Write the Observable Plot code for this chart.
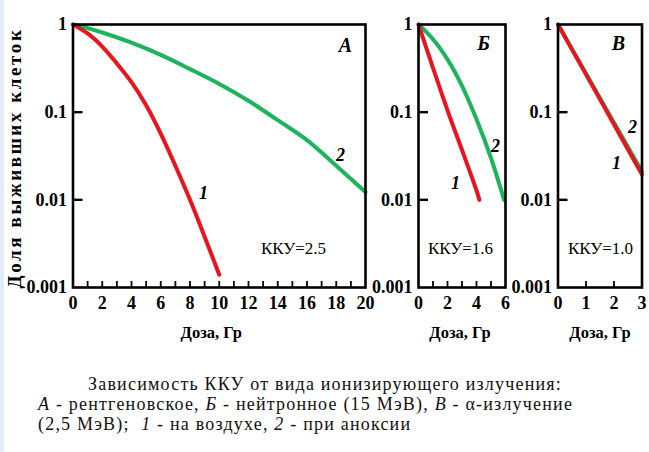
<!DOCTYPE html>
<html><head><meta charset="utf-8">
<script src="https://cdn.jsdelivr.net/npm/d3@7"></script>
<script src="https://cdn.jsdelivr.net/npm/@observablehq/plot@0.6"></script>
<style>
html,body{margin:0;padding:0;background:#fff;}
#wrap{position:relative;width:649px;height:452px;overflow:hidden;background:#fff;font-family:"Liberation Serif","Tinos","Times New Roman","DejaVu Serif",serif;color:#000;}
#strip{position:absolute;left:0;top:0;width:4px;height:452px;background:#e4edf7;}
.p{position:absolute;top:0;}
.cap{position:absolute;font-size:18px;line-height:19px;letter-spacing:1.2px;white-space:nowrap;color:#111;}
#ylab{position:absolute;left:15px;top:158px;transform:translate(-50%,-50%) rotate(-90deg);font-weight:bold;font-size:19px;letter-spacing:2.6px;white-space:nowrap;}
</style></head>
<body>
<div id="wrap">
  <div id="strip"></div>
  <div id="pA" class="p" style="left:0px"></div>
  <div id="pB" class="p" style="left:372px"></div>
  <div id="pC" class="p" style="left:512px"></div>
  <div id="ylab"></div>
  <div class="cap" id="cap1" style="left:88px;top:375px"></div>
  <div class="cap" id="cap2" style="left:38px;top:395px"></div>
  <div class="cap" id="cap3" style="left:38px;top:415px"></div>
</div>
<script>
// ---- data ----
const yTicks = [1, 0.1, 0.01, 0.001];
const yTickLabels = ["1", "0.1", "0.01", "0.001"];
const yInnerTicks = [0.1, 0.01];

// Panel А (X-ray)
const doseA1 = [0, 1, 2, 3, 4, 5, 6, 7, 8, 9, 10];
const survA1 = [1, 0.79, 0.56, 0.36, 0.22, 0.12, 0.057, 0.0245, 0.01, 0.0038, 0.0014];
const doseA2 = [0, 1, 2, 4, 6, 8, 10, 12, 14, 16, 18, 20];
const survA2 = [1, 0.91, 0.81, 0.62, 0.45, 0.31, 0.21, 0.135, 0.081, 0.048, 0.0245, 0.0123];
const xTicksA = [0, 2, 4, 6, 8, 10, 12, 14, 16, 18, 20];
const xMinorA = [1, 2, 3, 4, 5, 6, 7, 8, 9, 10, 11, 12, 13, 14, 15, 16, 17, 18, 19];

// Panel Б (neutrons 15 MeV)
const doseB1 = [0, 1, 2, 3, 4, 4.2];
const survB1 = [1, 0.32, 0.105, 0.037, 0.0128, 0.01];
const doseB2 = [0, 1, 2, 3, 4, 5, 5.9];
const survB2 = [1, 0.68, 0.40, 0.2, 0.083, 0.03, 0.01];
const xTicksB = [0, 2, 4, 6];
const xMinorB = [1, 2, 3, 4, 5];

// Panel В (alpha 2.5 MeV)
const doseC1 = [0, 1.5, 3];
const survC1 = [1, 0.14, 0.0195];
const doseC2 = [0, 1.5, 3];
const survC2 = [1, 0.145, 0.021];
const xTicksC = [0, 1, 2, 3];
const xMinorC = [1, 2];

const panelLetters = ["А", "Б", "В"];
const kkuLabels = ["ККУ=2.5", "ККУ=1.6", "ККУ=1.0"];
const curveLabels = ["1", "2"];
const xLabel = "Доза, Гр";
const yLabel = "Доля выживших клеток";
const caption1 = "Зависимость ККУ от вида ионизирующего излучения:";
const caption2 = "<i>А</i> - рентгеновское, <i>Б</i> - нейтронное (15 МэВ), <i>В</i> - α-излучение";
const caption3 = "(2,5 МэВ);&nbsp; <i>1</i> - на воздухе, <i>2</i> - при аноксии";

const RED = "#e8141e";
const GREEN = "#1db45c";
const FONT = "'Liberation Serif', Tinos, 'Times New Roman', 'DejaVu Serif', serif";

const rows = (xs, ys) => xs.map((x, i) => ({x, y: ys[i]}));

const H = 345, MT = 24, MB = 58;

function panel(o) {
  const fw = o.width - o.ml - o.mr;
  const fh = H - MT - MB;
  const lab = (txt, anchor, dx, dy, extra = {}) =>
    Plot.text([txt], {frameAnchor: anchor, dx, dy, textAnchor: "middle", lineAnchor: "middle",
      fontFamily: FONT, ...extra});
  return Plot.plot({
    width: o.width, height: H,
    marginLeft: o.ml, marginRight: o.mr, marginTop: MT, marginBottom: MB,
    style: {fontFamily: FONT, fontSize: "16px", color: "#000", background: "transparent"},
    x: {domain: o.xDomain},
    y: {type: "log", domain: [0.001, 1]},
    marks: [
      Plot.axisX(o.xTicks, {tickSize: 0, tickPadding: 9, fontWeight: "bold", fontSize: 18, fontFamily: FONT, label: null}),
      Plot.axisY(yTicks, {tickSize: 0, tickPadding: 6, fontWeight: "bold", fontSize: 18, fontFamily: FONT, label: null,
        tickFormat: d => yTickLabels[yTicks.indexOf(d)]}),
      Plot.tickX(o.xMinor, {x: d => d, insetTop: fh - 6, stroke: "#000", strokeWidth: 1.8}),
      Plot.tickY(yInnerTicks, {y: d => d, insetRight: fw - 10, stroke: "#000", strokeWidth: 2.4}),
      Plot.line(o.green, {x: "x", y: "y", stroke: GREEN, strokeWidth: 4, curve: "catmull-rom"}),
      Plot.line(o.red, {x: "x", y: "y", stroke: RED, strokeWidth: 4, curve: "catmull-rom"}),
      lab(xLabel, "bottom", o.xLabelDx, 45, {fontWeight: "bold", fontSize: 16.5}),
      lab(o.letter, "top-right", o.letterPos[0], o.letterPos[1], {fontWeight: "bold", fontStyle: "italic", fontSize: 20}),
      lab(curveLabels[1], o.l2Pos[0], o.l2Pos[1], o.l2Pos[2], {fontWeight: "bold", fontStyle: "italic", fontSize: 18}),
      lab(curveLabels[0], o.l1Pos[0], o.l1Pos[1], o.l1Pos[2], {fontWeight: "bold", fontStyle: "italic", fontSize: 18}),
      lab(o.kku, "top-left", o.kkuPos[0], o.kkuPos[1], {fontSize: 17}),
      Plot.frame({stroke: "#000", strokeWidth: 2.6})
    ]
  });
}

document.getElementById("pA").append(panel({
  width: 382, ml: 72.5, mr: 17, xDomain: [0, 20], xTicks: xTicksA, xMinor: xMinorA,
  red: rows(doseA1, survA1), green: rows(doseA2, survA2),
  xLabelDx: -8, letter: panelLetters[0], letterPos: [-20, 21],
  l2Pos: ["top-right", -25, 131], l1Pos: ["top-left", 130.5, 169],
  kku: kkuLabels[0], kkuPos: [220.5, 224]
}));
document.getElementById("pB").append(panel({
  width: 140, ml: 46, mr: 7, xDomain: [0, 6], xTicks: xTicksB, xMinor: xMinorB,
  red: rows(doseB1, survB1), green: rows(doseB2, survB2),
  xLabelDx: -2, letter: panelLetters[1], letterPos: [-22, 19],
  l2Pos: ["top-right", -10, 122], l1Pos: ["top-left", 37, 159],
  kku: kkuLabels[1], kkuPos: [42, 224]
}));
document.getElementById("pC").append(panel({
  width: 137, ml: 45.5, mr: 7.5, xDomain: [0, 3], xTicks: xTicksC, xMinor: xMinorC,
  red: rows(doseC1, survC1), green: rows(doseC2, survC2),
  xLabelDx: 0, letter: panelLetters[2], letterPos: [-23.5, 19],
  l2Pos: ["top-right", -9.5, 103], l1Pos: ["top-right", -25.5, 139],
  kku: kkuLabels[2], kkuPos: [42.5, 224]
}));

document.getElementById("ylab").textContent = yLabel;
document.getElementById("cap1").textContent = caption1;
document.getElementById("cap2").innerHTML = caption2;
document.getElementById("cap3").innerHTML = caption3;
</script>
</body></html>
§
▸ Goal: Reproduce the whole listing word for word, setting aside any pictures.

▸ In response:
Write the Observable Plot code for this chart.
<!DOCTYPE html>
<html><head><meta charset="utf-8">
<script src="https://cdn.jsdelivr.net/npm/d3@7"></script>
<script src="https://cdn.jsdelivr.net/npm/@observablehq/plot@0.6"></script>
<style>
html,body{margin:0;padding:0;background:#fff;}
#wrap{position:relative;width:649px;height:452px;overflow:hidden;background:#fff;font-family:"Liberation Serif","Tinos","Times New Roman","DejaVu Serif",serif;color:#000;}
#strip{position:absolute;left:0;top:0;width:4px;height:452px;background:#e4edf7;}
.p{position:absolute;top:0;}
.cap{position:absolute;font-size:18px;line-height:19px;letter-spacing:1.2px;white-space:nowrap;color:#111;}
#ylab{position:absolute;left:15px;top:158px;transform:translate(-50%,-50%) rotate(-90deg);font-weight:bold;font-size:19px;letter-spacing:2.6px;white-space:nowrap;}
</style></head>
<body>
<div id="wrap">
  <div id="strip"></div>
  <div id="pA" class="p" style="left:0px"></div>
  <div id="pB" class="p" style="left:372px"></div>
  <div id="pC" class="p" style="left:512px"></div>
  <div id="ylab"></div>
  <div class="cap" id="cap1" style="left:88px;top:375px"></div>
  <div class="cap" id="cap2" style="left:38px;top:395px"></div>
  <div class="cap" id="cap3" style="left:38px;top:415px"></div>
</div>
<script>
// ---- data ----
const yTicks = [1, 0.1, 0.01, 0.001];
const yTickLabels = ["1", "0.1", "0.01", "0.001"];
const yInnerTicks = [0.1, 0.01];

// Panel А (X-ray)
const doseA1 = [0, 1, 2, 3, 4, 5, 6, 7, 8, 9, 10];
const survA1 = [1, 0.79, 0.56, 0.36, 0.22, 0.12, 0.057, 0.0245, 0.01, 0.0038, 0.0014];
const doseA2 = [0, 1, 2, 4, 6, 8, 10, 12, 14, 16, 18, 20];
const survA2 = [1, 0.91, 0.81, 0.62, 0.45, 0.31, 0.21, 0.135, 0.081, 0.048, 0.0245, 0.0123];
const xTicksA = [0, 2, 4, 6, 8, 10, 12, 14, 16, 18, 20];
const xMinorA = [1, 2, 3, 4, 5, 6, 7, 8, 9, 10, 11, 12, 13, 14, 15, 16, 17, 18, 19];

// Panel Б (neutrons 15 MeV)
const doseB1 = [0, 1, 2, 3, 4, 4.2];
const survB1 = [1, 0.32, 0.105, 0.037, 0.0128, 0.01];
const doseB2 = [0, 1, 2, 3, 4, 5, 5.9];
const survB2 = [1, 0.68, 0.40, 0.2, 0.083, 0.03, 0.01];
const xTicksB = [0, 2, 4, 6];
const xMinorB = [1, 2, 3, 4, 5];

// Panel В (alpha 2.5 MeV)
const doseC1 = [0, 1.5, 3];
const survC1 = [1, 0.14, 0.0195];
const doseC2 = [0, 1.5, 3];
const survC2 = [1, 0.145, 0.021];
const xTicksC = [0, 1, 2, 3];
const xMinorC = [1, 2];

const panelLetters = ["А", "Б", "В"];
const kkuLabels = ["ККУ=2.5", "ККУ=1.6", "ККУ=1.0"];
const curveLabels = ["1", "2"];
const xLabel = "Доза, Гр";
const yLabel = "Доля выживших клеток";
const caption1 = "Зависимость ККУ от вида ионизирующего излучения:";
const caption2 = "<i>А</i> - рентгеновское, <i>Б</i> - нейтронное (15 МэВ), <i>В</i> - α-излучение";
const caption3 = "(2,5 МэВ);&nbsp; <i>1</i> - на воздухе, <i>2</i> - при аноксии";

const RED = "#e8141e";
const GREEN = "#1db45c";
const FONT = "'Liberation Serif', Tinos, 'Times New Roman', 'DejaVu Serif', serif";

const rows = (xs, ys) => xs.map((x, i) => ({x, y: ys[i]}));

const H = 345, MT = 24, MB = 58;

function panel(o) {
  const fw = o.width - o.ml - o.mr;
  const fh = H - MT - MB;
  const lab = (txt, anchor, dx, dy, extra = {}) =>
    Plot.text([txt], {frameAnchor: anchor, dx, dy, textAnchor: "middle", lineAnchor: "middle",
      fontFamily: FONT, ...extra});
  return Plot.plot({
    width: o.width, height: H,
    marginLeft: o.ml, marginRight: o.mr, marginTop: MT, marginBottom: MB,
    style: {fontFamily: FONT, fontSize: "16px", color: "#000", background: "transparent"},
    x: {domain: o.xDomain},
    y: {type: "log", domain: [0.001, 1]},
    marks: [
      Plot.axisX(o.xTicks, {tickSize: 0, tickPadding: 9, fontWeight: "bold", fontSize: 18, fontFamily: FONT, label: null}),
      Plot.axisY(yTicks, {tickSize: 0, tickPadding: 6, fontWeight: "bold", fontSize: 18, fontFamily: FONT, label: null,
        tickFormat: d => yTickLabels[yTicks.indexOf(d)]}),
      Plot.tickX(o.xMinor, {x: d => d, insetTop: fh - 6, stroke: "#000", strokeWidth: 1.8}),
      Plot.tickY(yInnerTicks, {y: d => d, insetRight: fw - 10, stroke: "#000", strokeWidth: 2.4}),
      Plot.line(o.green, {x: "x", y: "y", stroke: GREEN, strokeWidth: 4, curve: "catmull-rom"}),
      Plot.line(o.red, {x: "x", y: "y", stroke: RED, strokeWidth: 4, curve: "catmull-rom"}),
      lab(xLabel, "bottom", o.xLabelDx, 45, {fontWeight: "bold", fontSize: 16.5}),
      lab(o.letter, "top-right", o.letterPos[0], o.letterPos[1], {fontWeight: "bold", fontStyle: "italic", fontSize: 20}),
      lab(curveLabels[1], o.l2Pos[0], o.l2Pos[1], o.l2Pos[2], {fontWeight: "bold", fontStyle: "italic", fontSize: 18}),
      lab(curveLabels[0], o.l1Pos[0], o.l1Pos[1], o.l1Pos[2], {fontWeight: "bold", fontStyle: "italic", fontSize: 18}),
      lab(o.kku, "top-left", o.kkuPos[0], o.kkuPos[1], {fontSize: 17}),
      Plot.frame({stroke: "#000", strokeWidth: 2.6})
    ]
  });
}

document.getElementById("pA").append(panel({
  width: 382, ml: 72.5, mr: 17, xDomain: [0, 20], xTicks: xTicksA, xMinor: xMinorA,
  red: rows(doseA1, survA1), green: rows(doseA2, survA2),
  xLabelDx: -8, letter: panelLetters[0], letterPos: [-20, 21],
  l2Pos: ["top-right", -25, 131], l1Pos: ["top-left", 130.5, 169],
  kku: kkuLabels[0], kkuPos: [220.5, 224]
}));
document.getElementById("pB").append(panel({
  width: 140, ml: 46, mr: 7, xDomain: [0, 6], xTicks: xTicksB, xMinor: xMinorB,
  red: rows(doseB1, survB1), green: rows(doseB2, survB2),
  xLabelDx: -2, letter: panelLetters[1], letterPos: [-22, 19],
  l2Pos: ["top-right", -10, 122], l1Pos: ["top-left", 37, 159],
  kku: kkuLabels[1], kkuPos: [42, 224]
}));
document.getElementById("pC").append(panel({
  width: 137, ml: 45.5, mr: 7.5, xDomain: [0, 3], xTicks: xTicksC, xMinor: xMinorC,
  red: rows(doseC1, survC1), green: rows(doseC2, survC2),
  xLabelDx: 0, letter: panelLetters[2], letterPos: [-23.5, 19],
  l2Pos: ["top-right", -9.5, 103], l1Pos: ["top-right", -25.5, 139],
  kku: kkuLabels[2], kkuPos: [42.5, 224]
}));

document.getElementById("ylab").textContent = yLabel;
document.getElementById("cap1").textContent = caption1;
document.getElementById("cap2").innerHTML = caption2;
document.getElementById("cap3").innerHTML = caption3;
</script>
</body></html>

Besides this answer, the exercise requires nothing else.